Div. Two said the ordinance—to the extent it requires repayment of costs for training beyond that required of all California peace officers by statute—violates a Labor Code provision requiring that an employer pay “all necessary expenditures incurred by the employee in direct consequence of the discharge of his or her duties.”

The Aug. 12 opinion was certified yesterday for publication.

Los Angeles Administrative Code §4.1700, which dates from the 1990s, includes a requirement that every police officer applicant agree in writing to maintain his or her employment, if hired, for at least five years and to reimburse his or her training costs if he or she leaves the department within five years and then takes another law enforcement position within a year.

The agreement is called “the acknowledgment.” After the city filed more than 40 lawsuits against former officers seeking reimbursement under the provision, the cases were coordinated before Los Angeles Superior Court Judge Daniel S. Pratt.

Pratt selected four cases for a consolidated trial, while 39 other ex-LAPD officers agreed that the judge’s rulings would be applicable to their cases as well. The consolidated cases were then tried before Judge Elihu Berle, who concluded that the ordinance was enforceable, accepting the city’s argument that Labor Code §2802 did not apply because the city paid for the training and the officers incurred no out-of-pocket expenses.

The judge also held, however, that the claim against one of the four defendant was time-barred.

The judge then determined the amount owed by each defendant, except for three, including the one who prevailed at trial, who were held not liable. A single judgment was entered, and the officers appealed.

Partial Rejection

Justice Art McKinster, writing for the Court of Appeal, partially rejected the city’s §2802 argument. The city, he said, “contradicts itself by acknowledging that appellants did become liable for a portion of the cost of their training because they failed to abide by the terms of the acknowledgment.”
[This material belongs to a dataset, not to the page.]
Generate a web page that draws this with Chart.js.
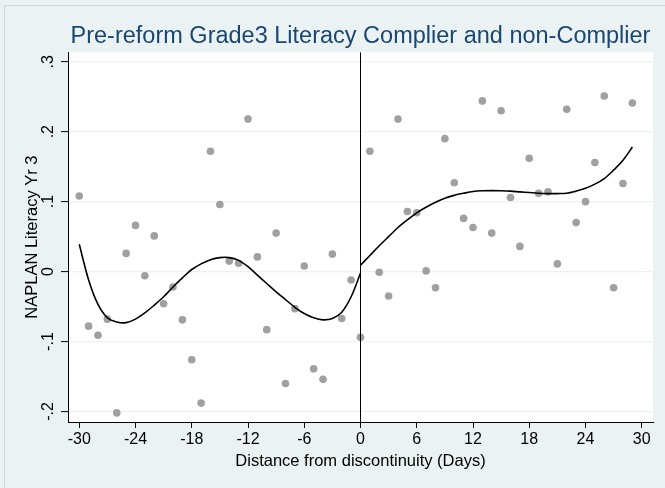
<!DOCTYPE html>
<html>
<head>
<meta charset="utf-8">
<title>Pre-reform Grade3 Literacy Complier and non-Complier</title>
<script src="https://cdn.jsdelivr.net/npm/chart.js@4.4.1/dist/chart.umd.min.js"></script>
<style>
  html, body { margin: 0; padding: 0; background: #EAF2F3; }
  #wrap { width: 665px; height: 488px; position: relative; }
</style>
</head>
<body>
<div id="wrap"><canvas id="c" width="665" height="488"></canvas></div>
<script>
// Days relative to the cutoff, and mean NAPLAN Yr 3 literacy per day
const daysBefore = [-30, -29, -28, -27, -26, -25, -24, -23, -22, -21, -20, -19, -18, -17, -16,
                    -15, -14, -13, -12, -11, -10, -9, -8, -7, -6, -5, -4, -3, -2, -1];
const scoreBefore = [0.108, -0.078, -0.091, -0.068, -0.202, 0.026, 0.066, -0.006, 0.051, -0.046,
                     -0.022, -0.069, -0.126, -0.188, 0.172, 0.096, 0.015, 0.012, 0.218, 0.021,
                     -0.083, 0.055, -0.160, -0.053, 0.008, -0.139, -0.154, 0.025, -0.067, -0.012];
const daysAfter = [0, 1, 2, 3, 4, 5, 6, 7, 8, 9, 10, 11, 12, 13, 14,
                   15, 16, 17, 18, 19, 20, 21, 22, 23, 24, 25, 26, 27, 28, 29];
const scoreAfter = [-0.094, 0.172, -0.001, -0.035, 0.218, 0.086, 0.084, 0.001, -0.023, 0.190,
                    0.127, 0.076, 0.063, 0.244, 0.055, 0.230, 0.106, 0.036, 0.162, 0.112,
                    0.114, 0.011, 0.232, 0.070, 0.100, 0.156, 0.251, -0.023, 0.126, 0.241];

// Fitted polynomial on each side of the cutoff
const fitDaysBefore = [-30, -29, -28, -27, -26, -25, -24, -23, -22, -21, -20, -19, -18, -17, -16,
                       -15, -14, -13, -12, -11, -10, -9, -8, -7, -6, -5, -4, -3, -2, -1, 0];
const fitBefore = [0.039, -0.012, -0.047, -0.066, -0.072, -0.073, -0.068, -0.059, -0.048, -0.036,
                   -0.022, -0.009, 0.003, 0.011, 0.017, 0.020, 0.020, 0.016, 0.007, -0.005,
                   -0.017, -0.029, -0.040, -0.051, -0.060, -0.066, -0.069, -0.067, -0.058, -0.036, -0.002];
const fitDaysAfter = [0, 1, 2, 3, 4, 5, 6, 7, 8, 9, 10, 11, 12, 13, 14,
                      15, 16, 17, 18, 19, 20, 21, 22, 23, 24, 25, 26, 27, 28, 29];
const fitAfter = [0.009, 0.023, 0.037, 0.050, 0.063, 0.074, 0.084, 0.092, 0.099, 0.105,
                  0.109, 0.112, 0.1145, 0.1155, 0.1157, 0.1155, 0.115, 0.114, 0.113, 0.112,
                  0.1115, 0.1115, 0.112, 0.115, 0.119, 0.125, 0.133, 0.145, 0.159, 0.178];

const cutoffDay = 0;
const xTicks = [-30, -24, -18, -12, -6, 0, 6, 12, 18, 24, 30];
const yTicks = [-0.2, -0.1, 0, 0.1, 0.2, 0.3];
const yTickLabels = ['-.2', '-.1', '0', '.1', '.2', '.3'];
const xRange = [-31.2, 31.2];
const yRange = [-0.215, 0.3136];

const FONT = '"Liberation Sans", Arial, Helvetica, sans-serif';
const pts = (xs, ys) => xs.map((x, i) => ({ x: x, y: ys[i] }));

// Page background, white plot region and outer frame
const backdrop = {
  id: 'backdrop',
  beforeDraw(chart) {
    const { ctx, chartArea: a } = chart;
    ctx.save();
    ctx.fillStyle = '#EAF2F3';
    ctx.fillRect(0, 0, chart.width, chart.height);
    ctx.strokeStyle = '#cfd7db';
    ctx.lineWidth = 1;
    ctx.strokeRect(4.5, 5.5, chart.width + 10, chart.height + 10);
    ctx.fillStyle = '#ffffff';
    ctx.fillRect(a.left, a.top, a.right - a.left, a.bottom - a.top);
    ctx.restore();
  }
};

// Vertical y tick labels, read from bottom to top
const verticalYLabels = {
  id: 'verticalYLabels',
  afterDraw(chart) {
    const { ctx, scales: { y } } = chart;
    ctx.save();
    ctx.fillStyle = '#000';
    ctx.font = '16px ' + FONT;
    ctx.textAlign = 'center';
    ctx.textBaseline = 'middle';
    yTicks.forEach((v, i) => {
      ctx.save();
      ctx.translate(y.left + 49, y.getPixelForValue(v));
      ctx.rotate(-Math.PI / 2);
      ctx.fillText(yTickLabels[i], 0, 0);
      ctx.restore();
    });
    ctx.restore();
  }
};

new Chart(document.getElementById('c'), {
  type: 'scatter',
  data: {
    datasets: [
      {
        label: 'Before cutoff',
        data: pts(daysBefore, scoreBefore),
        pointRadius: 3.8, pointHoverRadius: 3.8,
        pointBackgroundColor: '#a0a0a0', pointBorderWidth: 0,
        showLine: false, order: 3
      },
      {
        label: 'After cutoff',
        data: pts(daysAfter, scoreAfter),
        pointRadius: 3.8, pointHoverRadius: 3.8,
        pointBackgroundColor: '#a0a0a0', pointBorderWidth: 0,
        showLine: false, order: 3
      },
      {
        label: 'Fit before',
        data: pts(fitDaysBefore, fitBefore),
        showLine: true, pointRadius: 0, borderColor: '#000', borderWidth: 1.6,
        tension: 0.35, fill: false, order: 1
      },
      {
        label: 'Fit after',
        data: pts(fitDaysAfter, fitAfter),
        showLine: true, pointRadius: 0, borderColor: '#000', borderWidth: 1.6,
        tension: 0.35, fill: false, order: 1
      },
      {
        label: 'Cutoff',
        data: [{ x: cutoffDay, y: yRange[0] }, { x: cutoffDay, y: yRange[1] }],
        showLine: true, pointRadius: 0, borderColor: '#000', borderWidth: 1,
        fill: false, order: 2
      }
    ]
  },
  options: {
    responsive: false,
    animation: false,
    events: [],
    layout: { padding: { left: 0, right: 12, top: 0, bottom: 0 } },
    plugins: {
      legend: { display: false },
      tooltip: { enabled: false },
      title: {
        display: true,
        text: 'Pre-reform Grade3 Literacy Complier and non-Complier',
        color: '#1a476f',
        fullSize: false,
        font: { family: FONT, size: 23.5, weight: 'normal', lineHeight: 1.2 },
        padding: { top: 22, bottom: 2 }
      }
    },
    scales: {
      x: {
        type: 'linear',
        min: xRange[0], max: xRange[1],
        afterBuildTicks: s => { s.ticks = xTicks.map(v => ({ value: v })); },
        afterFit: s => { s.height = 66; },
        grid: { drawOnChartArea: false, drawTicks: true, tickLength: 6, tickColor: '#000', tickWidth: 1 },
        border: { display: true, color: '#000', width: 1 },
        ticks: {
          color: '#000', font: { family: FONT, size: 16 }, padding: 2,
          maxRotation: 0, minRotation: 0, autoSkip: false,
          callback: v => String(v)
        },
        title: {
          display: true, text: 'Distance from discontinuity (Days)',
          color: '#000', font: { family: FONT, size: 16.5, lineHeight: 1.2 },
          padding: { top: 0, bottom: 17 }
        }
      },
      y: {
        type: 'linear',
        min: yRange[0], max: yRange[1],
        afterBuildTicks: s => { s.ticks = yTicks.map(v => ({ value: v })); },
        afterFit: s => { s.width = 68; },
        grid: { drawOnChartArea: true, color: '#EAF2F3', lineWidth: 1.2, drawTicks: true,
                tickLength: 7, tickColor: '#000', tickWidth: 1 },
        border: { display: true, color: '#000', width: 1 },
        ticks: { display: false },
        title: {
          display: true, text: 'NAPLAN Literacy Yr 3',
          color: '#000', font: { family: FONT, size: 16.5, lineHeight: 1.2 },
          padding: { top: 23, bottom: 0 }
        }
      }
    }
  },
  plugins: [backdrop, verticalYLabels]
});
</script>
</body>
</html>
But the city’s alternative argument—that the acknowledgment is enforceable because police training is mandated by the Peace Officer Standards and Training, or POST, statute—is partially correct, the justice said.

He cited a 1994 opinion by the Division of Labor Standards Enforcement, which said that an employer need not, under §2802, pay for employee training “leading to licensure.”

The DLSE, whose opinion is entitled to deference, McKinster said, explained:

“The most important aspect of licensure is that it is required by the state or locality as a result of public policy.  It is the employee who must be licensed and unless there is a specific statute which requires the employer to assume part of the cost, the cost of licensing must be borne by the employee.

“There may be situations, however, where licensure is not actually required by statute or ordinance but the employer requires either the training or the licensing (or both) simply as a requirement of employment.  In that case, the provisions of Labor Code § 2802 would require the employer to reimburse the cost.”

POST Certificate

Because a statute requires every police officer to hold a POST certificate, for which completion of an introductory training course is a prerequisite, the certificate is effectively a license within the meaning of the DLSE opinion, the jurist said. Thus, he said, the city may require officers to reimburse the cost of training leading to the certificate.

Los Angeles, however, requires police trainees to complete 420 hours of training beyond the 644 hours required by the POST Commission, McKinster noted, ostensibly so that they will become equipped to handle issues unique to the city. “Such training, which is not required by statute or public policy but is rather instituted purely to satisfy the needs of the city, is employer-mandated training and therefore an expense which the city must bear,” the justice said.

McKinster went on to say that, because the city did not argue in the trial court that the mandated and non-mandated training costs were severable and presented no evidence from which the trial court could have apportioned the costs, the officers are entitled to judgment in their favor.

Attorneys on appeal were Jon Webster, James A. Arcellana, Raymond M. Yetka and Cody Stroman of The Law Offices of Jon Webster for the officers and Deputy City Attorneys Gregory P. Orland, Brian I. Cheng, Juliann Anderson and Lisa S. Berger for Los Angeles.

The case is In re Acknowledgment Cases, E058460.